About a month ago, a reader took exception to my letter on Venezuela and Cuba. I did a fact check on myself and concluded the letter was spot on. My letter should have been longer and more explanatory.

In 2018, the elections in Venezuela were a sham. Stuffed ballot boxes. Intimidation by Maduro's thugs at some polling stations. Juan Guaido declared himself president Jan. 23, 2019.

Guaido is an engineer who is the head of the National Assembly, which is the opposition party. The majority of Venezuela want him to be the president. More than 50 countries recognize him to be the president, including the United States. Naturally, China and Russia support Maduro because they want influence in that part of the world. China has invested billions in that country yet they have not seen any results. Russia sells weapons to that country.

Venezuela has the largest proven oil reserves in the world. In 1950, Venezuela was the fourth richest country in the world per capita.

When Chavez took power in Venezuela is when the country started on its downhill spiral. More of the same mismanagement continued when Maduro took over.

Maduro's military is not organized. It is broken up into several factions who are all posturing for some advantage in the regime. There is even one faction that is supported by Cubans to root out any opposition and crush it by any means necessary.

Even though some Venezuelan soldiers are defecting to Columbia there is still a hard core element that is supporting Maduro unconditionally. These are the military elements that need to be dealt with.

The oil sanctions are hurting Maduro, but something has to be done to bring them into check so Guaido can transition into his legitimate presidency and start helping that country to get back on track.

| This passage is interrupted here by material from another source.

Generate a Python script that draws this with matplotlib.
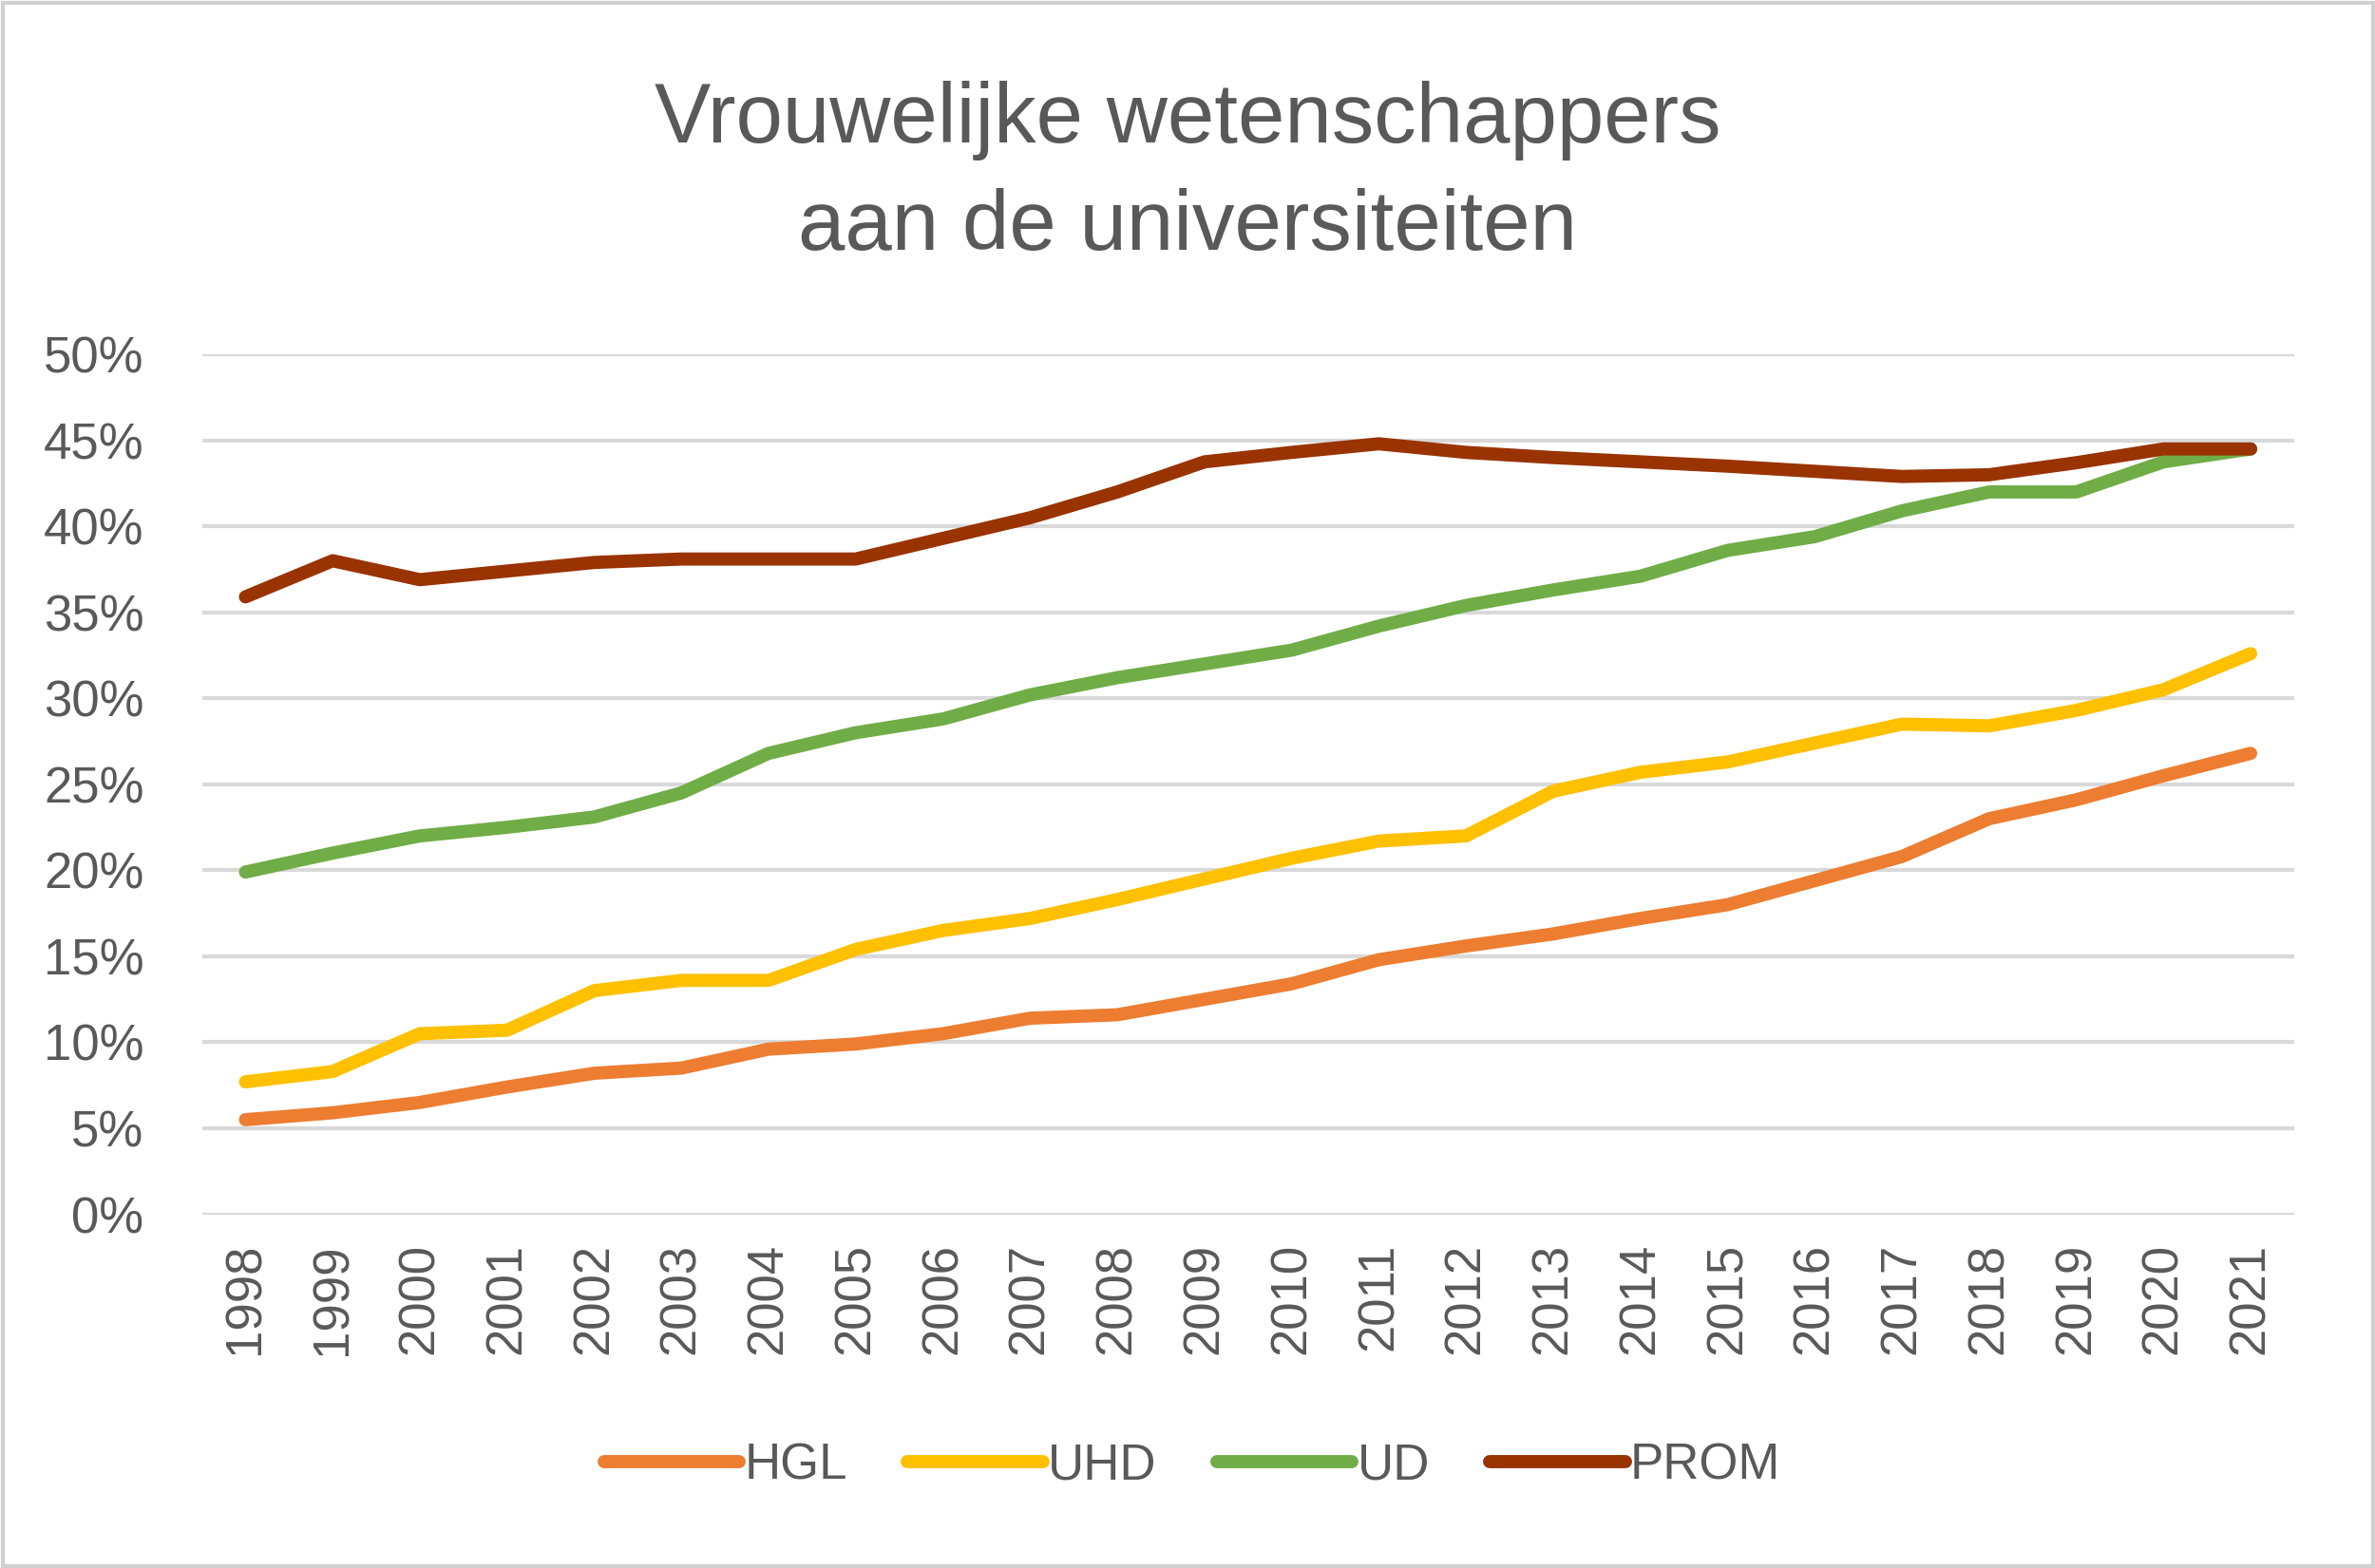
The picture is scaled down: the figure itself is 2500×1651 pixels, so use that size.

Cuban dictator Fulgencio Batista left the country just before Castro took power. His plane was full of cash, gold and stolen artwork. When the U.S. mob ran the casinos in Havana, they had to give Batista 30% of the winnings per month. That is where Batista's big money came from.

We stand a better chance of getting democratic rule in Venezuela than we do in Cuba. Cuba has a group of communists in power who don't want to make any concessions to the U.S. Cuba will take more time and patience.

Of course, the U.S. is looking out for its interests. Any country worth two cents should be looking out for the best interests of their country.